Licenze di caccia e “ingorghi” delle questure: verso la tempesta perfetta?

Siamo già alle pre-aperture e l’apertura generale della stagione venatoria dista ormai solo pochi giorni. Per alcuni cacciatori, tuttavia, questo appuntamento rischia di saltare, a causa della burocrazia. Stiamo parlando del sovraccarico di lavoro al quale sono sottoposte, ormai da alcuni mesi, molte questure d’Italia, che ha determinato un allungamento sempre crescente dei tempi necessari per la definizione delle pratiche amministrative di rilascio o rinnovo dei porti d’arma, fino in alcuni casi a superare l’anno. Ma come si è arrivati a questo punto?

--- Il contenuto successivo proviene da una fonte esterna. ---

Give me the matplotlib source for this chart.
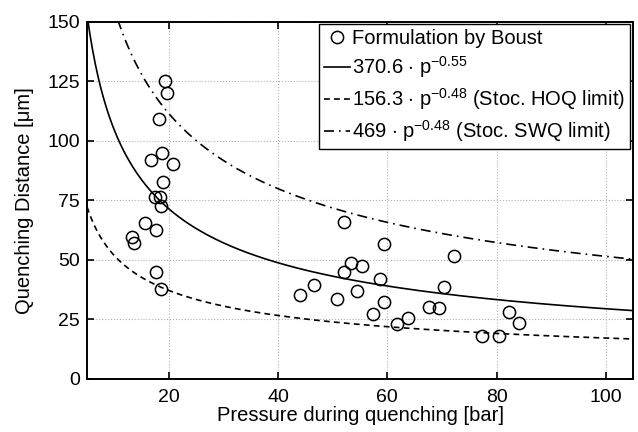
import numpy as np
import matplotlib.pyplot as plt

plt.rcParams['font.family'] = ['Liberation Sans', 'DejaVu Sans']
plt.rcParams['mathtext.fontset'] = 'custom'
plt.rcParams['mathtext.rm'] = 'Liberation Sans'
plt.rcParams['mathtext.it'] = 'Liberation Sans'

# measured points (Boust formulation)
pressure = [19.2, 19.6, 18.2, 18.8, 16.7, 20.8, 18.9, 17.5, 18.4, 18.5, 15.7, 17.6, 13.3, 13.6, 17.7, 18.6,
            44.0, 46.6, 50.8, 52.1, 52.1, 53.3, 55.3, 54.4, 58.7, 59.4, 59.4, 57.4, 61.7, 63.8, 67.7, 69.4,
            70.3, 72.3, 77.3, 80.4, 82.2, 84.2]
distance = [125, 120, 109, 95, 92, 90.3, 82.5, 76.5, 76.5, 72.6, 65.4, 62.4, 59.6, 57.1, 45.0, 37.7,
            35.4, 39.3, 33.7, 66.0, 44.7, 48.8, 47.2, 37.0, 42.0, 56.6, 32.2, 27.1, 23.2, 25.4, 30.1, 29.6,
            38.5, 51.4, 17.8, 17.8, 27.9, 23.3]

# fitted curves a * p^b
coef = [370.6, 156.3, 469]
expo = [-0.55, -0.48, -0.48]
labels = ['370.6 $\\cdot$ p$^{-0.55}$',
          '156.3 $\\cdot$ p$^{-0.48}$ (Stoc. HOQ limit)',
          '469 $\\cdot$ p$^{-0.48}$ (Stoc. SWQ limit)']
styles = ['-', (0, (3.5, 2.5)), (0, (6, 3, 1, 3))]

fig = plt.figure(figsize=(6.38, 4.32), dpi=100)
ax = fig.add_axes([0.1364, 0.123, 0.8558, 0.827])

ax.plot(pressure, distance, 'o', mfc='none', mec='black', ms=8.8, mew=1.1,
        label='Formulation by Boust', zorder=3)
p = np.linspace(5, 105, 400)
for a, b, lab, ls in zip(coef, expo, labels, styles):
    ax.plot(p, a * p ** b, color='black', ls=ls, lw=1.2, label=lab)

ax.set_xlim(5, 105)
ax.set_ylim(0, 150)
ax.set_xticks([20, 40, 60, 80, 100])
ax.set_yticks([0, 25, 50, 75, 100, 125, 150])
ax.grid(True, ls=':', color='#b0b0b0', lw=0.8)
ax.tick_params(direction='in', top=True, right=True, labelsize=14, length=5, width=1.2, pad=5)
ax.tick_params(axis='x', pad=7)
for s in ax.spines.values():
    s.set_linewidth(1.4)
ax.set_xlabel('Pressure during quenching [bar]', fontsize=14.5, labelpad=0)
ax.set_ylabel('Quenching Distance [μm]', fontsize=14.5, labelpad=10)

leg = ax.legend(loc='upper right', bbox_to_anchor=(0.9945, 0.992), borderaxespad=0,
                fontsize=14.5, handlelength=1.3, handletextpad=0.1, labelspacing=0.3,
                borderpad=0.25, fancybox=False, framealpha=1, edgecolor='black')
leg.get_frame().set_linewidth(1.0)

fig.savefig('out.png', dpi=100)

L’intasamento è scaturito da due fattori, entrambi da ricondursi all’emergenza Covid o, meglio, alla fine delle limitazioni disposte per arginare la diffusione della pandemia. Da un lato, essendo state finalmente rimosse le limitazioni agli spostamenti internazionali, molti cittadini si sono presentati per rinnovare il passaporto o per fare il passaporto per la prima volta, con l’intenzione di viaggiare. Dall’altro lato, occorre ricordare che la scadenza naturale dei porti d’arma e degli altri documenti di identità è stata artatamente prorogata proprio dalla normativa anti-covid, per ovviare alla ridotta operatività degli uffici. Di conseguenza, i vari porti d’arma scaduti dal 2020, sono rimasti prorogati fino al giugno del 2022 (90 giorni dopo la fine dello stato di emergenza, che è terminato il 31 marzo di quell’anno). Di conseguenza, rispetto al normale ciclo di scadenze, si è verificato un accumulo di due anni di pratiche inevase.

E adesso?
Il problema si era già palesato l’anno scorso, sempre in questo periodo, ma quest’anno sembra essere ancora più grave (come peraltro si è aggravata la situazione per i passaporti): ci sono cacciatori che hanno il porto d’armi scaduto, hanno provveduto a consegnare tutti i documenti per il rinnovo in tempo congruo per avere la licenza in tempo per l’inizio della stagione venatoria, ma le questure non riescono a evadere la pratica. Si rischia effettivamente, per costoro, di compromettere la stagione venatoria, e a quel punto però bisognerà che qualcuno ci spieghi cosa fare con le tasse di concessione governative pagate per nulla (per non parlare dell’eventuale risarcimento del danno). È chiaro che gli organici degli uffici delle questure sono quelli, che le mani sono due e che non si può chiedere alle persone di lavorare notte e giorno, questo nessuno lo mette in discussione. Resta il fatto che la peculiare congiuntura necessita di una soluzione, che dovrebbe spettare alla politica nazionale di trovare. Si può ipotizzare, come si è fatto nel periodo del Covid, una proroga per le licenze di caccia scadute da meno di un anno, quantomeno fino al termine della stagione venatoria?